(CNN) — The full House of Representatives is expected to vote on June 11 to hold Attorney General William Barr and former White House counsel Don McGahn in contempt of Congress, even as House Speaker Nancy Pelosi continues to reject calls to go further and impeach President Donald Trump.
In a private leadership meeting Monday evening, Pelosi discussed her party’s next steps for Barr with the contempt vote. According to four sources, Pelosi also made clear her opposition to opening up impeachment proceedings. One source in the room said she was critical of those pushing impeachment, like billionaire Democratic donor Tom Steyer, because she said they seem to believe impeachment will remove Trump, ignoring the role of the GOP-controlled Senate.
Shortly thereafter, House Majority Leader Steny Hoyer — the second ranking Democrat in the chamber — announced in a statement the plans to vote on holding Barr and McGahn in contempt.
“Next Tuesday, I will bring a resolution to the House Floor forcing Attorney General Barr and former White House Counsel McGahn to comply with Congressional subpoenas that have been duly issued by the House Judiciary Committee,” Hoyer said in the statement.
He added later, “This Administration’s systematic refusal to provide Congress with answers and cooperate with Congressional subpoenas is the biggest cover-up in American history, and Congress has a responsibility to provide oversight on behalf of the American people.”
The vote comes following Barr’s refusal to provide the committee with the full unredacted reportfrom special counsel Robert Mueller and its underlying evidence.
The House Judiciary Committee has already voted to hold Barr in contempt, sending it to the floor, and House Judiciary Chairman Jerry Nadler said he would move to hold McGahn in contempt after he didn’t appear before the committee under subpoena last month.

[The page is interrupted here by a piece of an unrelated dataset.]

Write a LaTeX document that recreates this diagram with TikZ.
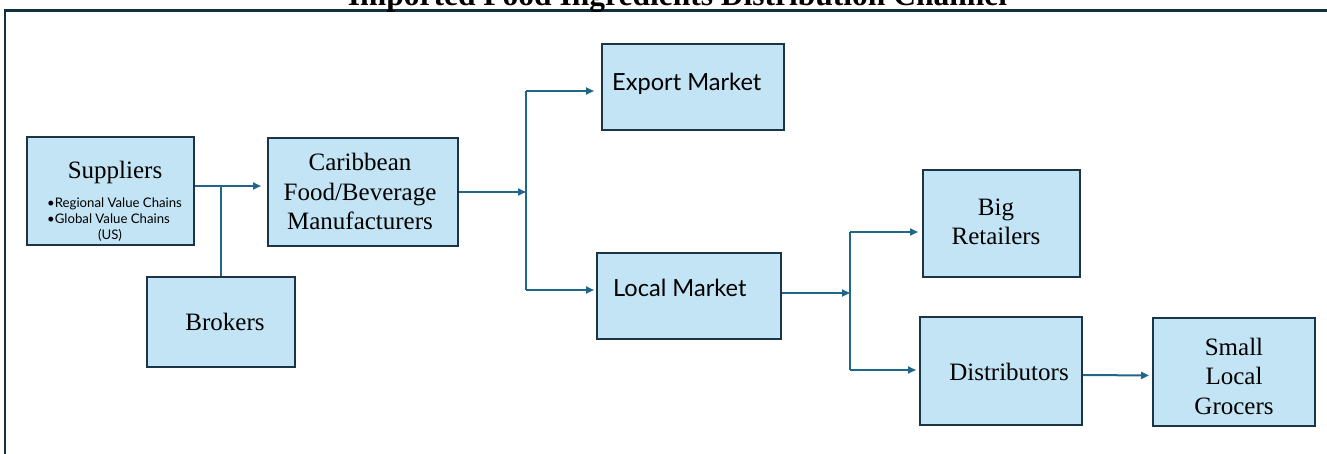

Earlier Monday, the House Oversight Committee said it would also vote to hold Barr as well as Commerce Secretary Wilbur Ross, in contempt for refusing to comply with their requests for information into a probe on how a question about citizenship ended up on the US Census. House Oversight Chairman Elijah Cummings said in a letter Monday that he would postpone the committee’s contempt vote if the Commerce and Justice departments produced the materials the committee had previously requested by Thursday.
CNN previously reported that the House could vote on a provision that would allow it to bypass a committee vote in bringing a contempt vote to the floor.
This story has been updated to include additional developments Monday.